Funds that treat early-stage LP engagement as primarily about awareness creation or relationship building, deferring the substantive institutional signal to later in the process, are often ceding ground in the comparative assessment before the formal process begins. The LP is forming comparative impressions continuously, and the inputs shaping those impressions include everything from the coherence of initial materials to the quality of introductory conversations with team members who are not the lead GP.
The implication is that institutional signal discipline needs to operate across the full arc of LP engagement, not only during formal evaluation phases. A fund that presents a clear and coherent institutional identity from the first substantive interaction is building comparative advantage from the start. A fund that relies on the formal pitch to establish its institutional credibility is starting that work later than the comparative frame allows.

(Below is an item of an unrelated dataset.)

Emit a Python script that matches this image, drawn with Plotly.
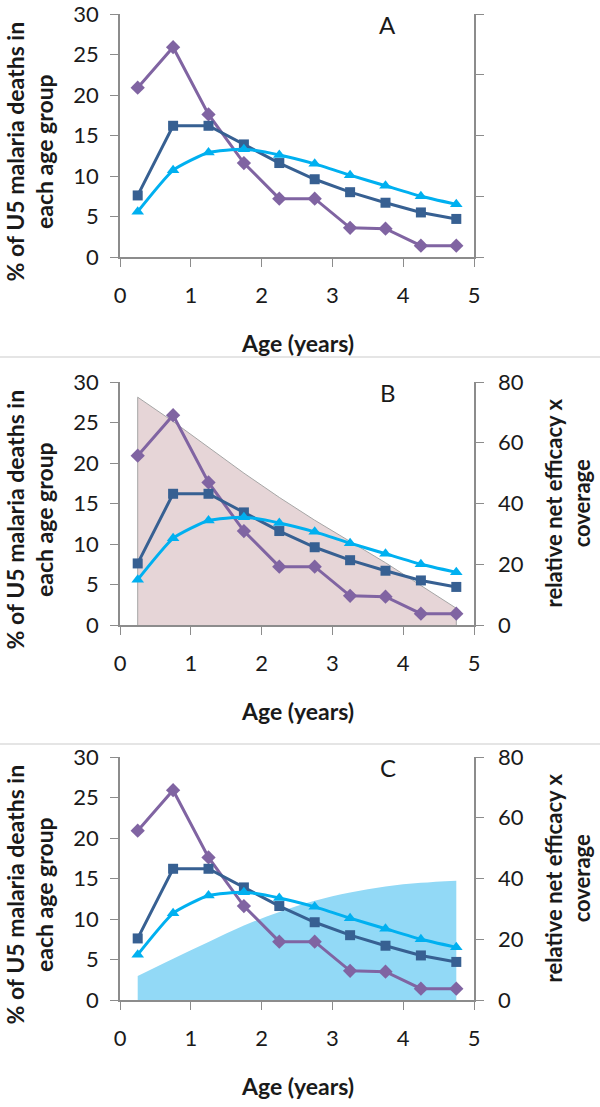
import plotly.graph_objects as go

# ---------------- data ----------------
AGES = [0.25, 0.75, 1.25, 1.75, 2.25, 2.75, 3.25, 3.75, 4.25, 4.75]
DEATHS_PURPLE = [20.9, 25.9, 17.6, 11.6, 7.2, 7.2, 3.6, 3.5, 1.4, 1.4]
DEATHS_DARK = [7.6, 16.2, 16.2, 13.9, 11.6, 9.6, 8.0, 6.7, 5.5, 4.7]
DEATHS_CYAN = [5.6, 10.7, 12.9, 13.3, 12.6, 11.5, 10.1, 8.8, 7.5, 6.5]
EFFICACY_B = [75, 67, 58.5, 50, 42, 34.5, 27.5, 20.5, 13, 5.5]
EFFICACY_C = [7.9, 13.6, 19.1, 24.5, 29.0, 32.7, 35.4, 37.4, 38.6, 39.3]
PANEL_LABELS = ["A", "B", "C"]
X_TICKS = [0, 1, 2, 3, 4, 5]
Y_TICKS = [0, 5, 10, 15, 20, 25, 30]
Y2_TICKS = [0, 20, 40, 60, 80]

W, H = 600, 1107
PLOT_LEFT, PLOT_RIGHT = 120, 474
PANELS = [  # (top, bottom) in pixels
    (14, 257),
    (382, 625),
    (757, 1000),
]
DIVIDERS = [357, 744]

FONT = "Lato"
TXT = "#1a1a1a"
AXC = "#8c8c8c"
C_PURPLE = "#8064A2"
C_DARK = "#376092"
C_CYAN = "#00B0F0"

# invisible padding glyphs push the tick labels away from the axis lines
PAD_L = "<span style='font-size:12px;color:rgba(0,0,0,0)'>0</span>"
PAD_R = "<span style='font-size:17px;color:rgba(0,0,0,0)'>0</span>"
Y_TEXT = [f"{v}{PAD_L}" for v in Y_TICKS]
Y2_TEXT = [f"{PAD_R}{v}" for v in Y2_TICKS]


def px_x(v):
    return v / W


def px_y(v):
    return 1 - v / H


fig = go.Figure()
layout = dict(
    width=W, height=H, margin=dict(l=0, r=0, t=0, b=0, autoexpand=False),
    paper_bgcolor="white", plot_bgcolor="rgba(0,0,0,0)",
    showlegend=False, font=dict(family=FONT, color=TXT),
)
annotations = []
shapes = []

for i, (top, bot) in enumerate(PANELS):
    xn = "x" if i == 0 else f"x{i+1}"
    base_n = 2 * i + 1
    over_n = 2 * i + 2
    base_ref = "y" if base_n == 1 else f"y{base_n}"
    over_ref = f"y{over_n}"
    xkey = "xaxis" if i == 0 else f"xaxis{i+1}"
    basekey = "yaxis" if base_n == 1 else f"yaxis{base_n}"
    overkey = f"yaxis{over_n}"
    ydom = [px_y(bot), px_y(top)]

    layout[xkey] = dict(
        domain=[px_x(PLOT_LEFT), px_x(PLOT_RIGHT)], anchor=base_ref,
        range=[0, 5], tickvals=X_TICKS, ticks="outside", ticklen=8,
        tickcolor=AXC, showline=True, linecolor=AXC, linewidth=1.5,
        showgrid=False, zeroline=False, tickfont=dict(size=22, color=TXT),
        ticklabelstandoff=10, automargin=False, ticklabeloverflow="allow",
    )
    layout[basekey] = dict(
        domain=ydom, anchor=xn, side="right", range=[0, 80],
        tickvals=Y2_TICKS, ticktext=Y2_TEXT, ticks="outside", ticklen=8,
        tickcolor=AXC, showline=True, linecolor=AXC, linewidth=1.5,
        showgrid=False, zeroline=False, showticklabels=(i > 0),
        tickfont=dict(size=22, color=TXT),
        automargin=False, ticklabeloverflow="allow",
    )
    layout[overkey] = dict(
        overlaying=base_ref, anchor=xn, side="left", range=[0, 30],
        tickvals=Y_TICKS, ticktext=Y_TEXT, ticks="outside", ticklen=8,
        tickcolor=AXC, showline=True, linecolor=AXC, linewidth=1.5,
        showgrid=False, zeroline=False, tickfont=dict(size=22, color=TXT),
        automargin=False, ticklabeloverflow="allow",
    )

    # area (behind) on the right-hand axis
    if i == 0:
        # no area in panel A: empty trace just registers the right axis
        fig.add_trace(go.Scatter(x=[], y=[], mode="lines", xaxis=xn,
                                 yaxis=base_ref, hoverinfo="skip"))
    elif i == 1:
        fig.add_trace(go.Scatter(
            x=[AGES[0]] + AGES + [AGES[-1]], y=[0] + EFFICACY_B + [0],
            mode="lines", fill="toself", fillcolor="rgb(230,213,215)",
            line=dict(color="#a6a6a6", width=1), xaxis=xn, yaxis=base_ref,
            hoverinfo="skip"))
    else:
        fig.add_trace(go.Scatter(
            x=AGES, y=EFFICACY_C, mode="lines", fill="tozeroy",
            fillcolor="rgb(146,217,246)", line=dict(width=0, shape="spline"),
            xaxis=xn, yaxis=base_ref, hoverinfo="skip"))

    fig.add_trace(go.Scatter(
        x=AGES, y=DEATHS_PURPLE, mode="lines+markers",
        line=dict(color=C_PURPLE, width=3),
        marker=dict(symbol="diamond", size=11, color=C_PURPLE),
        xaxis=xn, yaxis=over_ref))
    fig.add_trace(go.Scatter(
        x=AGES, y=DEATHS_DARK, mode="lines+markers",
        line=dict(color=C_DARK, width=3),
        marker=dict(symbol="square", size=10, color=C_DARK),
        xaxis=xn, yaxis=over_ref))
    fig.add_trace(go.Scatter(
        x=AGES, y=DEATHS_CYAN, mode="lines+markers",
        line=dict(color=C_CYAN, width=3, shape="spline", smoothing=0.5),
        marker=dict(symbol="triangle-up", size=11, color=C_CYAN),
        xaxis=xn, yaxis=over_ref))

    # panel label
    annotations.append(dict(
        text=PANEL_LABELS[i], x=px_x(388), y=px_y(top + 10),
        xref="paper", yref="paper", showarrow=False,
        font=dict(size=24, color=TXT), xanchor="center", yanchor="middle"))
    # x title
    annotations.append(dict(
        text="<b>Age (years)</b>", x=px_x((PLOT_LEFT + PLOT_RIGHT) / 2),
        y=px_y(bot + 86), xref="paper", yref="paper", showarrow=False,
        font=dict(size=23, color=TXT), xanchor="center", yanchor="middle"))
    # left y title
    annotations.append(dict(
        text="<b>% of U5 malaria deaths in<br>each age group</b>",
        x=px_x(29), y=px_y((top + bot) / 2 + 16), xref="paper", yref="paper",
        showarrow=False, textangle=-90, font=dict(size=23, color=TXT),
        xanchor="center", yanchor="middle"))
    if i > 0:
        annotations.append(dict(
            text="<b>relative net efficacy x<br>coverage</b>",
            x=px_x(567), y=px_y((top + bot) / 2), xref="paper", yref="paper",
            showarrow=False, textangle=-90, font=dict(size=22, color=TXT),
            xanchor="center", yanchor="middle"))

for d in DIVIDERS:
    shapes.append(dict(type="line", xref="paper", yref="paper", x0=0, x1=1,
                       y0=px_y(d), y1=px_y(d),
                       line=dict(color="#dcdcdc", width=1.5)))

layout["annotations"] = annotations
layout["shapes"] = shapes
fig.update_layout(**layout)
fig.write_html("out.html", config={"displayModeBar": False},
               post_script="document.body.style.margin='0';"
                           "document.body.style.padding='0';")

Timing also matters in a different sense. LPs with active mandates are not static in their evaluations. As they gather more information across their pipeline, their comparative framework sharpens. A fund that was initially unclear but later clarified its positioning may find that the early impression carries more weight than the later correction. Institutional signal that arrives late in the comparative process has to work harder than signal that was present from the beginning.
The Reference Effect
Comparative evaluation does not operate in a vacuum. LP networks are dense, and reference conversations carry significant weight in the evaluation of emerging managers. What a fund's existing LPs say, how they describe the relationship, the degree to which they emphasise consistency and reliability alongside returns - these inputs shape the comparative assessment before any formal meeting takes place.

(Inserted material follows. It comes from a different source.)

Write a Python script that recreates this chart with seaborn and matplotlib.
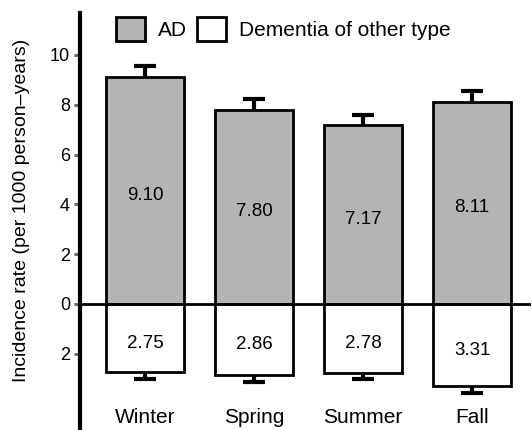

This creates a reinforcing dynamic that rewards institutional discipline over time. Funds that have managed LP relationships deliberately, communicated consistently, and handled difficult portfolio periods with transparency build a reference profile that positions them well in comparative evaluation for subsequent funds. Funds that treated LP communication as an administrative function rather than a strategic one find that the reference conversations that shape comparative assessments reflect exactly that.

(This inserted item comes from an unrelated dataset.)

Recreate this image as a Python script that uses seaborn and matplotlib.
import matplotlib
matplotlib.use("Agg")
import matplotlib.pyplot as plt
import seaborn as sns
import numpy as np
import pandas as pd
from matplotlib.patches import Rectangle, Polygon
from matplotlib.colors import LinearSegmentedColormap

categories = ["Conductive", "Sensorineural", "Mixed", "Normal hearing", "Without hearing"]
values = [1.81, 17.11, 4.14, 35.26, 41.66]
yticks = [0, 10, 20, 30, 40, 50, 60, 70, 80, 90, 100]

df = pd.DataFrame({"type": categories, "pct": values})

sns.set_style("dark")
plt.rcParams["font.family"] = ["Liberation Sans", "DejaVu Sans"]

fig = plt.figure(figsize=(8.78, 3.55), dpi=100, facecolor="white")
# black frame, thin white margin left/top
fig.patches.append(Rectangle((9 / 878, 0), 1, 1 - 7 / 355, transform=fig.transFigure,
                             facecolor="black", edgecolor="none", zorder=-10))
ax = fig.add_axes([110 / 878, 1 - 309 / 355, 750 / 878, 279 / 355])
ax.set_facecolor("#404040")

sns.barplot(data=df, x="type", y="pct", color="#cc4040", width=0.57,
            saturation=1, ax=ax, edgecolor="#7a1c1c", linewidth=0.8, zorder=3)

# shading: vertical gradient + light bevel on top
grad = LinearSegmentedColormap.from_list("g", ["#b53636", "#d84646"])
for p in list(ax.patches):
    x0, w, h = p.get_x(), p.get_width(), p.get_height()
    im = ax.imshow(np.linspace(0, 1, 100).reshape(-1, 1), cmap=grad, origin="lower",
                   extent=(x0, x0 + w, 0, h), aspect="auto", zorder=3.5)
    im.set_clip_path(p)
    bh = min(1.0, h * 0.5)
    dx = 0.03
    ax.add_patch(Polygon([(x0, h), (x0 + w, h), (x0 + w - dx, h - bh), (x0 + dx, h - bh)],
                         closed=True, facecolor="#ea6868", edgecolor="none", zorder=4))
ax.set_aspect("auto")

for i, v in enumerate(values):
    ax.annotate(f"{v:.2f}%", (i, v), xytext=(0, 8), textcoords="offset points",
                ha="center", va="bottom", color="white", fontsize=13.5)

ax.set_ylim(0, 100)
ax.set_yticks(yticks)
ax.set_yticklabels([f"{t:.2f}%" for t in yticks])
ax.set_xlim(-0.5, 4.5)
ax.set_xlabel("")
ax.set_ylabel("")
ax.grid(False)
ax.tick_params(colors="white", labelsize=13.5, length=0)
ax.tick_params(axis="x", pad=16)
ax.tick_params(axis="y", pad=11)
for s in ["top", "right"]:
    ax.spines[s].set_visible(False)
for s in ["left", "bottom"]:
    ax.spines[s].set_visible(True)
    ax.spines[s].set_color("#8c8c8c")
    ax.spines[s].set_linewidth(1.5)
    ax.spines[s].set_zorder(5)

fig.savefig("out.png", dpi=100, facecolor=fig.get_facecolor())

The reference dynamic also applies within a single fundraising process. As an LP moves through their evaluation, they will typically conduct reference conversations with two or three existing LPs before reaching a decision. Those conversations are not primarily about performance verification. They are about institutional character: how the fund communicates through difficulty, whether reporting is consistent and clear, whether the GP team operates as described in the formal process. A fund whose existing LP relationships reflect strong institutional practice enters these conversations with a significant advantage. One whose relationships reflect inconsistent communication and reactive reporting finds that the reference conversations undermine rather than support the impression the formal process has built.
The maturity gap that defines the difference between emerging and established institutional fund managers is not primarily a performance gap. It is a gap in how deliberately the fund has built and managed its institutional architecture across the full LP relationship lifecycle.
Funds that close that gap proactively, rather than waiting for LP evaluation to surface the distance, tend to find comparative evaluation substantially more navigable. Not because the market has become easier, but because the weight they are carrying into it is proportionate to what they have actually built.